Life for the average Londoner was also very different from their lives today.  The Southwark end of London Bridge had poles where the heads of criminals were displayed.  There were so many of these that a “Keeper of the Heads” had to be employed.  A grisly job that must have been.

The sights and smells are recorded by Bryson with such edifying items as the leather tanners who steeped their products in vats of dog feces to make the leather more supple.  “No one reached a playhouse without encountering a good deal of odor.”

However, only when it is pointed out that Shakespeare introduced 2,035 new words to the English language, most of which are in common usage today, that you see what a towering literary giant he really was.  Consider these, “antipathy, critical, frugal, dwindle, extract, horrid, vast hereditary, excellent, eventful, barefaced, assassination, lonely, leapfrog, indistinguishable, well-read and zany” just for starters.

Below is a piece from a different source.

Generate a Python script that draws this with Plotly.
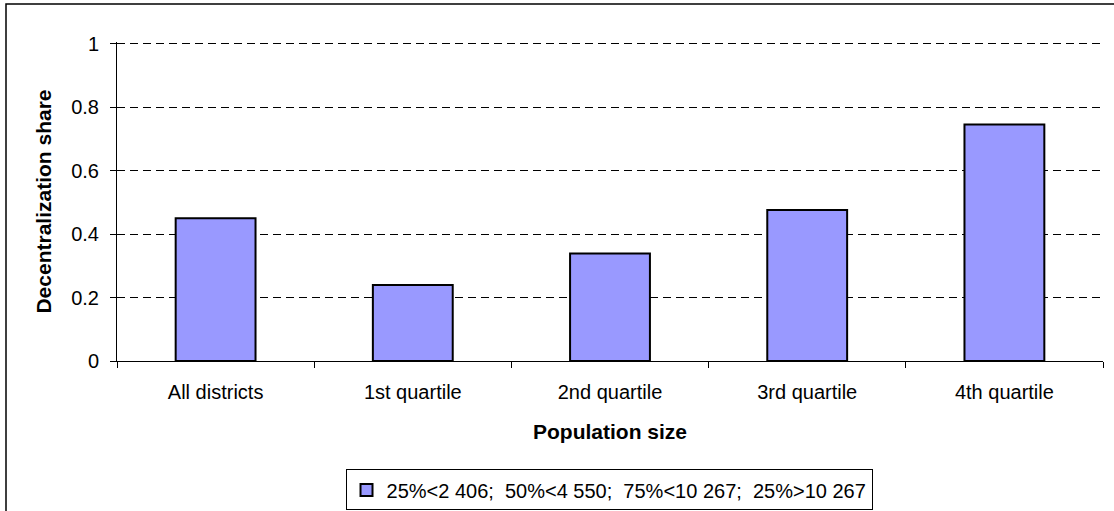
import plotly.graph_objects as go

categories = ["All districts", "1st quartile", "2nd quartile", "3rd quartile", "4th quartile"]
shares = [0.450, 0.240, 0.339, 0.476, 0.746]
series_name = "25%<2 406;\u00a0 50%<4 550;\u00a0 75%<10 267;\u00a0 25%>10 267"
y_ticks = [0, 0.2, 0.4, 0.6, 0.8, 1]
y_tick_labels = ["0", "0.2", "0.4", "0.6", "0.8", "1"]

FONT = "Liberation Sans, Arial, sans-serif"

fig = go.Figure()
fig.add_trace(go.Bar(
    x=categories,
    y=shares,
    name=series_name,
    width=0.405,
    marker=dict(color="#9999FF", line=dict(color="#000000", width=2)),
    showlegend=True,
))

fig.update_layout(
    width=1114,
    height=511,
    margin=dict(l=117, r=11, t=42, b=150, autoexpand=False),
    paper_bgcolor="white",
    plot_bgcolor="white",
    font=dict(family=FONT, size=20, color="#000000"),
    showlegend=True,
    legend=dict(
        orientation="h",
        x=0.499, xanchor="center",
        y=-0.34, yanchor="top",
        bordercolor="#000000", borderwidth=1,
        bgcolor="white",
        font=dict(family=FONT, size=20, color="#000000"),
        itemwidth=30,
    ),
    xaxis=dict(
        type="category",
        showline=True, linecolor="#000000", linewidth=1,
        ticks="outside", ticklen=6, tickcolor="#000000",
        tickson="boundaries",
        showgrid=False,
        tickfont=dict(family=FONT, size=20),
        ticklabelstandoff=13,
        title=dict(text="<b>Population size</b>", font=dict(family=FONT, size=21), standoff=22),
    ),
    yaxis=dict(
        range=[0, 1.006],
        tickvals=y_ticks, ticktext=y_tick_labels,
        showline=True, linecolor="#000000", linewidth=1,
        ticks="outside", ticklen=6, tickcolor="#000000",
        showgrid=True, gridcolor="#000000", gridwidth=1, griddash="8px,5px",
        zeroline=False,
        tickfont=dict(family=FONT, size=20),
        ticklabelstandoff=7,
        title=dict(text="<b>Decentralization share</b>", font=dict(family=FONT, size=21), standoff=13),
    ),
    shapes=[
        # outer chart frame
        dict(type="rect", xref="paper", yref="paper",
             x0=(6 - 117) / 986, x1=1.3, y0=-1.0, y1=(361 - 4) / 319,
             line=dict(color="#000000", width=1.5), fillcolor="rgba(0,0,0,0)", layer="below"),
    ],
)

fig.write_html("out.html")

This book does give the reader an insightful view of Shakespeare and the times.  At B. 485, this book deserves to sit beside Shakespeare’s sonnets.  Another example of how a mature writer can unearth facts, and present them in a readable and amusing fashion.  A truly enjoyable book, but heed Bryson’s final sentence, “Only one man had the circumstances and gifts to give us such incomparable works, and William Shakespeare of Stratford was unquestionable that man – whoever he was.”